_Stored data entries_

- - - - - - -

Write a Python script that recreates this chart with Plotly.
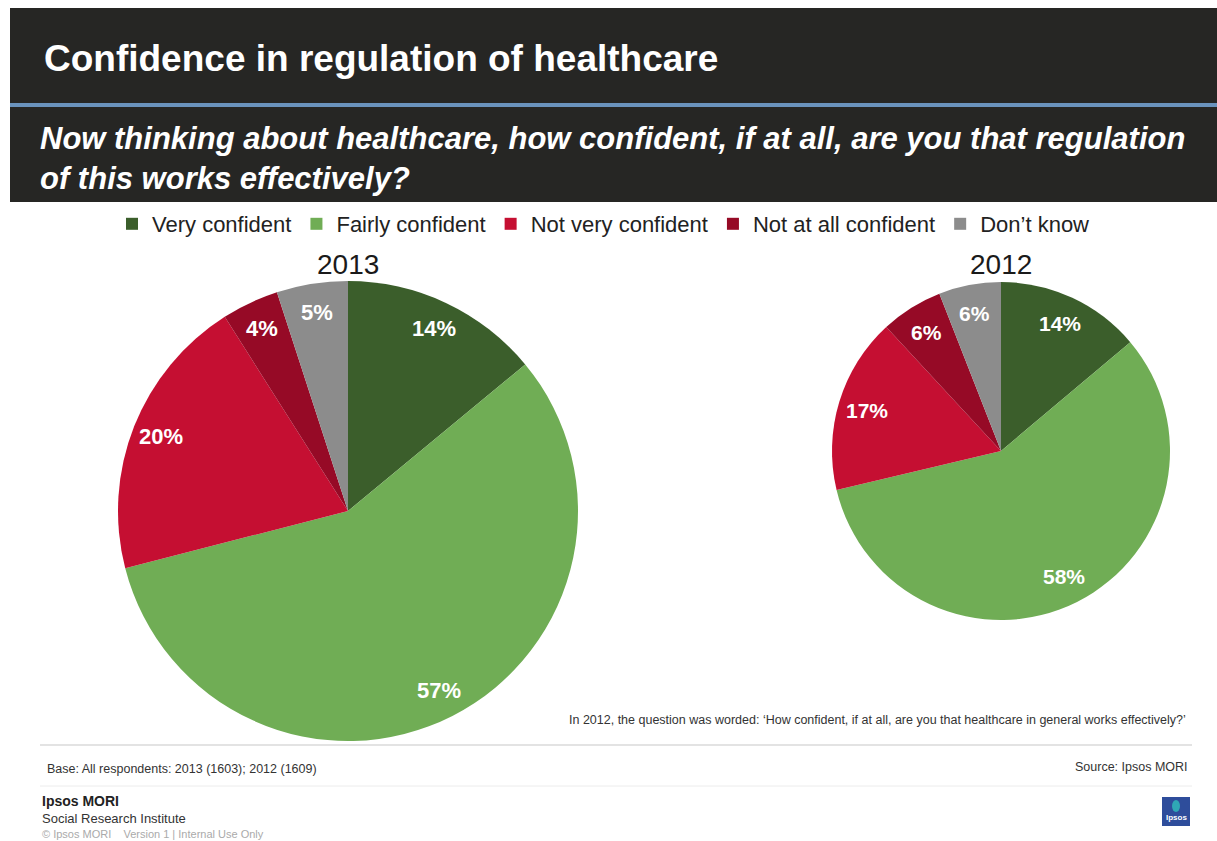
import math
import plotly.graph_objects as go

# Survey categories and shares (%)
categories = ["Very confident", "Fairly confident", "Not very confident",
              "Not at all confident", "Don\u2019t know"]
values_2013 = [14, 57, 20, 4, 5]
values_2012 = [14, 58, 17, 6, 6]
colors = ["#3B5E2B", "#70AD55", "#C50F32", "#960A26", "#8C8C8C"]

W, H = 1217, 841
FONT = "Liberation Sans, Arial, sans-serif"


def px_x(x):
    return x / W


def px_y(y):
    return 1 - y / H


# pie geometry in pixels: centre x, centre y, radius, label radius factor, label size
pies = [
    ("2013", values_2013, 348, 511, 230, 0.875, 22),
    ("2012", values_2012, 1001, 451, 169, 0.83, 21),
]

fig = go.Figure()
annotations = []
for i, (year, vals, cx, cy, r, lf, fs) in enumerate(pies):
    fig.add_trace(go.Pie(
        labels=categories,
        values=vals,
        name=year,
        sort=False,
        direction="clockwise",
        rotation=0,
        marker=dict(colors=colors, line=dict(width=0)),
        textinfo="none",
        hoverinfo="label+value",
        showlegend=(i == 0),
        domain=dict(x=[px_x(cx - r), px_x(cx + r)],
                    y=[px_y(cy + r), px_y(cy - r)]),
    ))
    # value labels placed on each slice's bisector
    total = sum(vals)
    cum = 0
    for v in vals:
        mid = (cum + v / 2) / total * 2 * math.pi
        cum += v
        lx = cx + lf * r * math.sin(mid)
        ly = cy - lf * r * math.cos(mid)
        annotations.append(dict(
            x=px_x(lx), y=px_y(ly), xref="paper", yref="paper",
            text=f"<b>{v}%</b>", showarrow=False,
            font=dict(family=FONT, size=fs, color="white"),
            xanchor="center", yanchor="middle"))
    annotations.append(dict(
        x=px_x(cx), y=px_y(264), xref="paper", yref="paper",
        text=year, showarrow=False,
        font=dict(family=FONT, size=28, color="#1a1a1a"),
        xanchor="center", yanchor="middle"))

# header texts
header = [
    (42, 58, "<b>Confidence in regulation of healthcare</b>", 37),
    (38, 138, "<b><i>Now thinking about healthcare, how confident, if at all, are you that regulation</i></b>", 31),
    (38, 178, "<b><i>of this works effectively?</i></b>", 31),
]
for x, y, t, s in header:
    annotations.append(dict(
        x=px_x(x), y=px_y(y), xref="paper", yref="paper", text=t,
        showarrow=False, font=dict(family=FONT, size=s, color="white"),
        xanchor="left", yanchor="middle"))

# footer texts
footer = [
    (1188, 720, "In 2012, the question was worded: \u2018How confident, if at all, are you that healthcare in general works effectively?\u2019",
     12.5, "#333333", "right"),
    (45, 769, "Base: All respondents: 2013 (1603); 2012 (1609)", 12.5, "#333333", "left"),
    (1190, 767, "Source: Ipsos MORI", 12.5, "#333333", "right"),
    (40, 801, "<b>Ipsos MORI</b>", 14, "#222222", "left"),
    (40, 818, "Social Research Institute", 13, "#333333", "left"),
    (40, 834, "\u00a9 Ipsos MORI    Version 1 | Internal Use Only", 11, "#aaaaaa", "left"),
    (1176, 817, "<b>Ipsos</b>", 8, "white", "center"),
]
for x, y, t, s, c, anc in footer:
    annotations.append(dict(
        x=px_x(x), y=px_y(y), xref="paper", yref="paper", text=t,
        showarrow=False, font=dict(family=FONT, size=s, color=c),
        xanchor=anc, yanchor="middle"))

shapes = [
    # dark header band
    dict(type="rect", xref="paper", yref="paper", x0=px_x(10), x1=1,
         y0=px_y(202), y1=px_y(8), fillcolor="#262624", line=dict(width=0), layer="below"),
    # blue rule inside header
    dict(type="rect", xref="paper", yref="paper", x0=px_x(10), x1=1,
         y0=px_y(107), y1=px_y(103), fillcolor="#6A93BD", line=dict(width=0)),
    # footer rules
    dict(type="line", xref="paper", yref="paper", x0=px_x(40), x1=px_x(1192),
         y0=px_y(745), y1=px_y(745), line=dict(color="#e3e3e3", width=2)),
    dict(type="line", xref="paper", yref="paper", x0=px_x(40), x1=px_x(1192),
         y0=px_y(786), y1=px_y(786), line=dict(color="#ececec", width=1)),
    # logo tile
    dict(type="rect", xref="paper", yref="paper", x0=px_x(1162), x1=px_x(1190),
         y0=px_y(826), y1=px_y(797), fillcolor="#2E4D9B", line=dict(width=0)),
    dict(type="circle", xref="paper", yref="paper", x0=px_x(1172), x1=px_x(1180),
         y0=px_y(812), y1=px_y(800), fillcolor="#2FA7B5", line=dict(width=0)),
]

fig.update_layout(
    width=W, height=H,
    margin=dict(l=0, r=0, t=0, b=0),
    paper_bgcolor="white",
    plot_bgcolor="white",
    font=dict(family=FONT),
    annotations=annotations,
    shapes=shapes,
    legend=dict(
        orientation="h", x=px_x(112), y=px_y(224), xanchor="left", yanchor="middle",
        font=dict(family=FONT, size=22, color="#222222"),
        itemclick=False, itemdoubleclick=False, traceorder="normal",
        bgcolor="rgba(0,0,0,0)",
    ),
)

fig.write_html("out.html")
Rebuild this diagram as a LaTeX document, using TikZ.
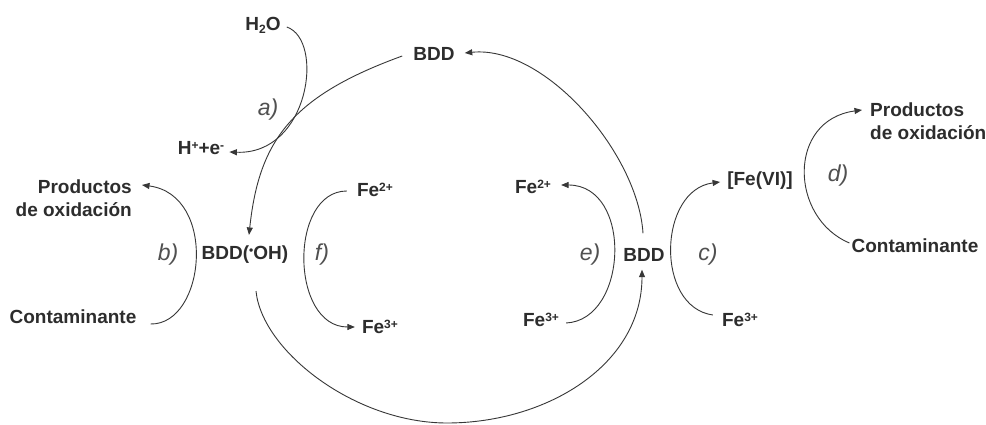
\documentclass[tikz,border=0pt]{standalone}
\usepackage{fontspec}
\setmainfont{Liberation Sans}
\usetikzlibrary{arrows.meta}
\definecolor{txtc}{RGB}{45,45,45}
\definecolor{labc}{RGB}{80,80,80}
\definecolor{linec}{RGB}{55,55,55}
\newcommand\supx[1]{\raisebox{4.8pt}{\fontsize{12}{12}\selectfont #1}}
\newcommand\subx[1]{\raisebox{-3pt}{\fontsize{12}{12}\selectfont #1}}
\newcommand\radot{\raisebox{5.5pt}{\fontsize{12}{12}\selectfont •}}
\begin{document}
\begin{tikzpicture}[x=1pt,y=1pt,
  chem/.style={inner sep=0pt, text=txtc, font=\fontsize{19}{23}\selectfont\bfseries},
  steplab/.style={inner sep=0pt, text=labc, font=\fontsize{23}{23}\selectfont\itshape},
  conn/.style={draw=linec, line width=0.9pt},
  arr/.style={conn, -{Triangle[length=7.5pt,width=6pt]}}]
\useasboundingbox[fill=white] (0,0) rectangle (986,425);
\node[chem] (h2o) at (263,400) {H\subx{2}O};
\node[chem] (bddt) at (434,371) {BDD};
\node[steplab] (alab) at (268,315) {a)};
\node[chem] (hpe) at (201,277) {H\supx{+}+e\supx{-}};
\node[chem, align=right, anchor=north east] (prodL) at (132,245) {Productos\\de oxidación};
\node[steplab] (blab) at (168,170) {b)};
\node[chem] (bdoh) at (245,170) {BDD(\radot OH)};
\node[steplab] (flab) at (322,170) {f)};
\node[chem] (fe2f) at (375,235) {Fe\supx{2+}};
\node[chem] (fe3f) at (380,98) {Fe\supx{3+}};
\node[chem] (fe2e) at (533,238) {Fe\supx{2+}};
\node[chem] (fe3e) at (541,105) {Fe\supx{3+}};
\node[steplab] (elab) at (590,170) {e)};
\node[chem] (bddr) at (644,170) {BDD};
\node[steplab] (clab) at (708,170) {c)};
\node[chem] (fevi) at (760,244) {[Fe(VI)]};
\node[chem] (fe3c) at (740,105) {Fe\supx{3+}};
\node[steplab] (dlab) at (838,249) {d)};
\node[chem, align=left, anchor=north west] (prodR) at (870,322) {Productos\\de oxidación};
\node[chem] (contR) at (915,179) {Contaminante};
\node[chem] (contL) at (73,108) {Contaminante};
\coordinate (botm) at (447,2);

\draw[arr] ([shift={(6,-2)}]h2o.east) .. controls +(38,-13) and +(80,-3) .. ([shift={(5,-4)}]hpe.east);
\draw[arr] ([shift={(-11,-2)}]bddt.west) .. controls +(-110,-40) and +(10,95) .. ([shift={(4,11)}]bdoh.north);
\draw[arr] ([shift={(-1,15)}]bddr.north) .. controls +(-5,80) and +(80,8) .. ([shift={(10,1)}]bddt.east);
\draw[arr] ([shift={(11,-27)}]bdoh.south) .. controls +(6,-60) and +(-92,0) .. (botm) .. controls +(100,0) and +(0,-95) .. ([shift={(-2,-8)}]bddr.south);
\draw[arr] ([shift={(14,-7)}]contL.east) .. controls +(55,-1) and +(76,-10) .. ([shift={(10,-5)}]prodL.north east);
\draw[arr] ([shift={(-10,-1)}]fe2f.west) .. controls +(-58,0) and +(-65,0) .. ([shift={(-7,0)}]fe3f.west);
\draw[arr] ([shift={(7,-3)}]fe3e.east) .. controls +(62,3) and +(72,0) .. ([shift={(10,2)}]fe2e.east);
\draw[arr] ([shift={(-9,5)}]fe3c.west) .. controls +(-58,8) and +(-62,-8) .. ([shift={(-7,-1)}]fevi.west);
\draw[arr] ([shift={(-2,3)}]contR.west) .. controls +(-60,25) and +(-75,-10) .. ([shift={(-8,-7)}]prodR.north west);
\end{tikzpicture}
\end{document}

- - - - - - -

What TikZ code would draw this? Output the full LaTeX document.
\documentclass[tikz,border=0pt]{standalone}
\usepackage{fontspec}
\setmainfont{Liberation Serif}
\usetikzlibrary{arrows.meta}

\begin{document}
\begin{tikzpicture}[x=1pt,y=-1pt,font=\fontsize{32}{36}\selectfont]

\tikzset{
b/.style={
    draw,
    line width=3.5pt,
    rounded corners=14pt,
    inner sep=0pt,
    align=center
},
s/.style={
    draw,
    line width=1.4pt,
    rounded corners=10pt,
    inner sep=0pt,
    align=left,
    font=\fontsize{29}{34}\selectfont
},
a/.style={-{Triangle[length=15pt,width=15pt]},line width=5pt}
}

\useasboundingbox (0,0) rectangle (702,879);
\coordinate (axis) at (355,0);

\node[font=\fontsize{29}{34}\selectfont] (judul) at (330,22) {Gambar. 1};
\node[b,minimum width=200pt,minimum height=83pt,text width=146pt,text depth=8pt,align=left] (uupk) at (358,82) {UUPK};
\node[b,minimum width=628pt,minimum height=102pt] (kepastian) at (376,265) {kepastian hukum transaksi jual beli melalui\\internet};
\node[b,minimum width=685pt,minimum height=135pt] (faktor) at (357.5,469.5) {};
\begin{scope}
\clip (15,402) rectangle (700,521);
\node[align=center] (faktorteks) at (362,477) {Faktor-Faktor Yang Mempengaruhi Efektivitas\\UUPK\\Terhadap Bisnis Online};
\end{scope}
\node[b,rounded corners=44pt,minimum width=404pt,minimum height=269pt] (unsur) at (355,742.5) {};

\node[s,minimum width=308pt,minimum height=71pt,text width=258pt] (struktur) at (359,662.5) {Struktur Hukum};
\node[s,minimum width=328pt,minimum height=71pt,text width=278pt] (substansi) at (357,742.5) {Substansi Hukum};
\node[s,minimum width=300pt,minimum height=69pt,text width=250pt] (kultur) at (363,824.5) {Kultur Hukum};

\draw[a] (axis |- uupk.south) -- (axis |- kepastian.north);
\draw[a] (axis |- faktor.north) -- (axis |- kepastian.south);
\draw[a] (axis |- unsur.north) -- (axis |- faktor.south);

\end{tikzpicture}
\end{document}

- - - - - - -

_Exercise description_
Go through the preceding material and copy each line that has the word "this".

_Output below_
Write a Python script that recreates this chart with Plotly.
    (38, 178, "<b><i>of this works effectively?</i></b>", 31),
Rebuild this diagram as a LaTeX document, using TikZ.
What TikZ code would draw this? Output the full LaTeX document.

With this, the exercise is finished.